▶ **Given problem**
Reproduce, character for character, the lines below from the first through the one with "from bokeh.resources import INLINE". Leave pictures out.

▶ **Collected data**
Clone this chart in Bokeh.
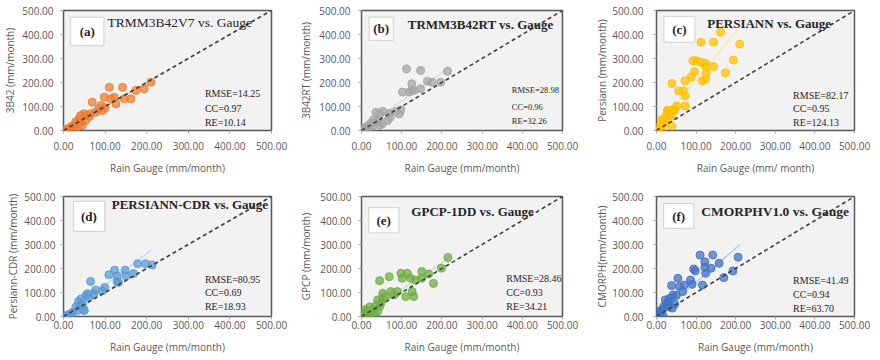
from bokeh.plotting import figure
from bokeh.layouts import gridplot
from bokeh.models import Range1d, FixedTicker, NumeralTickFormatter, Label, BoxAnnotation, Slope
from bokeh.embed import file_html
from bokeh.resources import INLINE

ticks = [0, 100, 200, 300, 400, 500]

# (a) TRMM3B42V7
gauge_a = [0, 5, 9, 17, 16, 21, 25, 33, 29, 37, 41, 49, 45, 41, 53, 57, 62, 65, 77, 69, 85, 90, 94, 100, 98,
           110, 114, 122, 126, 142, 146, 162, 174, 194, 210]
sat_a = [0, 3, 7, 14, 0, 18, 21, 14, 35, 49, 62, 70, 21, 35, 42, 62, 58, 70, 76, 118, 92, 104, 83, 95, 139,
         180, 132, 139, 111, 180, 132, 132, 167, 174, 201]
# (b) TRMM3B42RT
gauge_b = [0, 5, 8, 12, 16, 20, 24, 28, 30, 36, 45, 53, 41, 45, 52, 65, 69, 72, 86, 94, 98, 102, 112, 119,
           125, 125, 131, 147, 147, 164, 176, 197, 214]
sat_b = [0, 3, 11, 6, 21, 14, 31, 20, 45, 76, 69, 80, 42, 21, 28, 42, 72, 55, 80, 69, 86, 160, 257, 160,
         195, 170, 167, 250, 174, 205, 201, 201, 247]
# (c) PERSIANN
gauge_c = [0, 3, 6, 15, 11, 19, 14, 22, 31, 24, 27, 28, 43, 51, 39, 39, 46, 72, 56, 68, 72, 39, 72, 88, 96,
           100, 92, 112, 116, 124, 124, 126, 124, 112, 144, 144, 162, 174, 194, 210]
sat_c = [0, 11, 5, 0, 25, 39, 46, 30, 60, 60, 80, 84, 88, 102, 60, 18, 84, 102, 165, 165, 144, 196, 207, 224,
         245, 291, 291, 284, 207, 214, 266, 238, 280, 368, 368, 266, 409, 241, 294, 360]
# (d) PERSIANN-CDR
gauge_d = [6, 2, 10, 14, 18, 22, 30, 34, 42, 38, 46, 50, 48, 42, 36, 54, 58, 61, 73, 77, 65, 93, 99, 109,
           123, 129, 129, 132, 148, 150, 168, 178, 197, 213]
sat_d = [0, 4, 3, 8, 12, 18, 40, 25, 38, 45, 52, 25, 30, 73, 62, 87, 95, 80, 94, 110, 146, 107, 121, 174,
         193, 169, 146, 142, 193, 169, 179, 220, 220, 215]
# (e) GPCP-1DD
gauge_e = [4, 2, 10, 8, 16, 12, 24, 20, 28, 32, 40, 45, 36, 40, 48, 52, 45, 53, 61, 69, 73, 81, 89, 98, 101,
           110, 114, 122, 126, 130, 134, 150, 150, 167, 179, 199, 215]
sat_e = [0, 10, 12, 28, 7, 18, 16, 40, 28, 7, 21, 41, 45, 69, 55, 78, 149, 97, 83, 166, 104, 90, 104, 180,
         159, 83, 180, 159, 104, 83, 152, 187, 159, 177, 138, 201, 246]
# (f) CMORPHV1.0
gauge_f = [0, 2, 6, 10, 14, 16, 18, 26, 22, 30, 30, 34, 40, 42, 46, 38, 50, 54, 58, 66, 70, 86, 90, 94, 98,
           110, 116, 122, 122, 124, 138, 142, 158, 170, 193, 206]
sat_f = [7, 0, 21, 12, 28, 5, 41, 55, 69, 40, 62, 76, 35, 90, 52, 129, 88, 159, 124, 104, 131, 152, 134, 198,
         190, 256, 131, 228, 205, 180, 201, 256, 222, 162, 190, 247]

# fitted trend lines (endpoints)
trend_x_a = [0, 210]
trend_y_a = [3, 205]
trend_x_b = [0, 210]
trend_y_b = [5, 252]
trend_x_c = [0, 205]
trend_y_c = [10, 420]
trend_x_d = [0, 211]
trend_y_d = [0, 276]
trend_x_e = [0, 215]
trend_y_e = [0, 240]
trend_x_f = [0, 211]
trend_y_f = [0, 300]

panel_tags = ["(a)", "(b)", "(c)", "(d)", "(e)", "(f)"]
panel_titles = ["TRMM3B42V7 vs. Gauge", "TRMM3B42RT vs. Gauge", "PERSIANN vs. Gauge",
                "PERSIANN-CDR vs. Gauge", "GPCP-1DD vs. Gauge", "CMORPHV1.0 vs. Gauge"]
y_titles = ["3B42 (mm/month)", "3B42RT (mm/month)", "Persiann (mm/month)",
            "Persiann-CDR (mm/month)", "GPCP (mm/month)", "CMORPH(mm/month)"]
x_titles = ["Rain Gauge (mm/month)", "Rain Gauge (mm/month)", "Rain Gauge (mm/ month)",
            "Rain Gauge (mm/month)", "Rain Gauge (mm/month)", "Rain Gauge (mm/month)"]
rmse_vals = ["14.25", "28.98", "82.17", "80.95", "28.46", "41.49"]
cc_vals = ["0.97", "0.96", "0.95", "0.69", "0.93", "0.94"]
re_vals = ["10.14", "32.26", "124.13", "18.93", "34.21", "63.70"]

gauges = [gauge_a, gauge_b, gauge_c, gauge_d, gauge_e, gauge_f]
sats = [sat_a, sat_b, sat_c, sat_d, sat_e, sat_f]
trends = [(trend_x_a, trend_y_a), (trend_x_b, trend_y_b), (trend_x_c, trend_y_c),
          (trend_x_d, trend_y_d), (trend_x_e, trend_y_e), (trend_x_f, trend_y_f)]

# styles / layout
colors = ["#ED7D31", "#A5A5A5", "#FFC000", "#5B9BD5", "#70AD47", "#4472C4"]
trend_colors = ["#F8CBAD", "#D9D9D9", "#FFE699", "#BDD7EE", "#C5E0B4", "#B4C7E7"]
LAYOUT = [
    # figure w/h, borders, label standoffs, tick length
    dict(w=296, h=177, l=63, r=24, t=10, b=47, yls=7, yals=2, xls=8, xals=8, tk=3),
    dict(w=294, h=177, l=61, r=23, t=10, b=47, yls=8, yals=3, xls=8, xals=8, tk=3),
    dict(w=280, h=177, l=65, r=16, t=10, b=47, yls=10, yals=0, xls=8, xals=8, tk=3),
    dict(w=296, h=179, l=59, r=25, t=19, b=40, yls=5, yals=1, xls=1, xals=8, tk=3),
    dict(w=294, h=179, l=61, r=28, t=19, b=40, yls=7, yals=4, xls=1, xals=8, tk=3),
    dict(w=280, h=179, l=66, r=16, t=19, b=40, yls=10, yals=0, xls=1, xals=8, tk=3),
]
TAGBOX = [(17, 97, 354, 471), (19, 79, 375, 472), (19, 97, 368, 475),
          (24, 99, 355, 480), (18, 93, 349, 454), (18, 94, 367, 470)]
TAGPOS = [(57, 412), (49, 423), (58, 421), (61, 417), (55, 401), (56, 418)]
TITLEPOS = [(106, 448), (115, 440), (128, 445), (116, 466), (124, 436), (113, 436)]
TITLESTYLE = [("normal", "13.5px"), ("bold", "13px"), ("bold", "13px"),
              ("bold", "13px"), ("bold", "13px"), ("bold", "13.5px")]
STATPOS = [(340, 154, 93, 35), (374, 167, 97, 39), (345, 146, 90, 32),
           (340, 156, 100, 41), (360, 159, 100, 41), (345, 152, 93, 35)]
STATSIZE = ["10px", "8.5px", "10px", "10px", "10px", "10px"]

SERIF = "Liberation Serif"
SANS = "Open Sans"
AX_COLOR = "#595959"


def make_panel(i):
    L = LAYOUT[i]
    p = figure(width=L["w"], height=L["h"], output_backend="svg", toolbar_location=None,
               x_range=Range1d(0, 500), y_range=Range1d(0, 500),
               min_border_left=L["l"], min_border_right=L["r"],
               min_border_top=L["t"], min_border_bottom=L["b"])
    p.background_fill_color = "#f2f2f2"
    p.border_fill_color = "white"
    p.outline_line_color = "#595959"
    p.outline_line_width = 1.5
    p.grid.visible = False
    for ax in (p.xaxis[0], p.yaxis[0]):
        ax.ticker = FixedTicker(ticks=ticks)
        ax.formatter = NumeralTickFormatter(format="0.00")
        ax.axis_line_color = None
        ax.major_tick_line_color = "#a6a6a6"
        ax.major_tick_in = 0
        ax.major_tick_out = L["tk"]
        ax.minor_tick_line_color = None
        ax.major_label_text_font = SANS
        ax.major_label_text_font_size = "10px"
        ax.major_label_text_color = AX_COLOR
        ax.axis_label_text_font = SANS
        ax.axis_label_text_font_size = "10px"
        ax.axis_label_text_font_style = "normal"
        ax.axis_label_text_color = AX_COLOR
    p.xaxis[0].axis_label = x_titles[i]
    p.yaxis[0].axis_label = y_titles[i]
    p.xaxis[0].major_label_standoff = L["xls"]
    p.xaxis[0].axis_label_standoff = L["xals"]
    p.yaxis[0].major_label_standoff = L["yls"]
    p.yaxis[0].axis_label_standoff = L["yals"]

    tx, ty = trends[i]
    p.line(tx, ty, line_color=trend_colors[i], line_width=1.5, line_alpha=0.9)
    p.add_layout(Slope(gradient=1, y_intercept=0, line_color="#404040", line_width=1.6,
                       line_dash="4 3"))
    p.scatter(gauges[i], sats[i], size=8, fill_color=colors[i], fill_alpha=0.75,
              line_color=colors[i], line_alpha=0.9, line_width=1)

    l, r, b, t = TAGBOX[i]
    p.add_layout(BoxAnnotation(left=l, right=r, bottom=b, top=t, fill_color="white", fill_alpha=1,
                               line_color="#8c8c8c", line_width=1.2))
    tx_, ty_ = TAGPOS[i]
    p.add_layout(Label(x=tx_, y=ty_, text=panel_tags[i], text_align="center", text_baseline="middle",
                       text_font=SERIF, text_font_size="13px", text_font_style="bold",
                       text_color="#262626"))
    ttx, tty = TITLEPOS[i]
    style, size = TITLESTYLE[i]
    p.add_layout(Label(x=ttx, y=tty, text=panel_titles[i], text_align="left", text_baseline="middle",
                       text_font=SERIF, text_font_size=size, text_font_style=style,
                       text_color="#262626"))
    sx, y1, y2, y3 = STATPOS[i]
    for yy, txt in ((y1, "RMSE=" + rmse_vals[i]), (y2, "CC=" + cc_vals[i]), (y3, "RE=" + re_vals[i])):
        p.add_layout(Label(x=sx, y=yy, text=txt, text_align="left", text_baseline="middle",
                           text_font=SERIF, text_font_size=STATSIZE[i], text_color="#262626"))
    return p


panels = [make_panel(i) for i in range(6)]
grid = gridplot([panels[0:3], panels[3:6]], toolbar_location=None)

open("out.html", "w").write(file_html(grid, INLINE))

▶ **Written reply**
Clone this chart in Bokeh.
from bokeh.plotting import figure
from bokeh.layouts import gridplot
from bokeh.models import Range1d, FixedTicker, NumeralTickFormatter, Label, BoxAnnotation, Slope
from bokeh.embed import file_html
from bokeh.resources import INLINE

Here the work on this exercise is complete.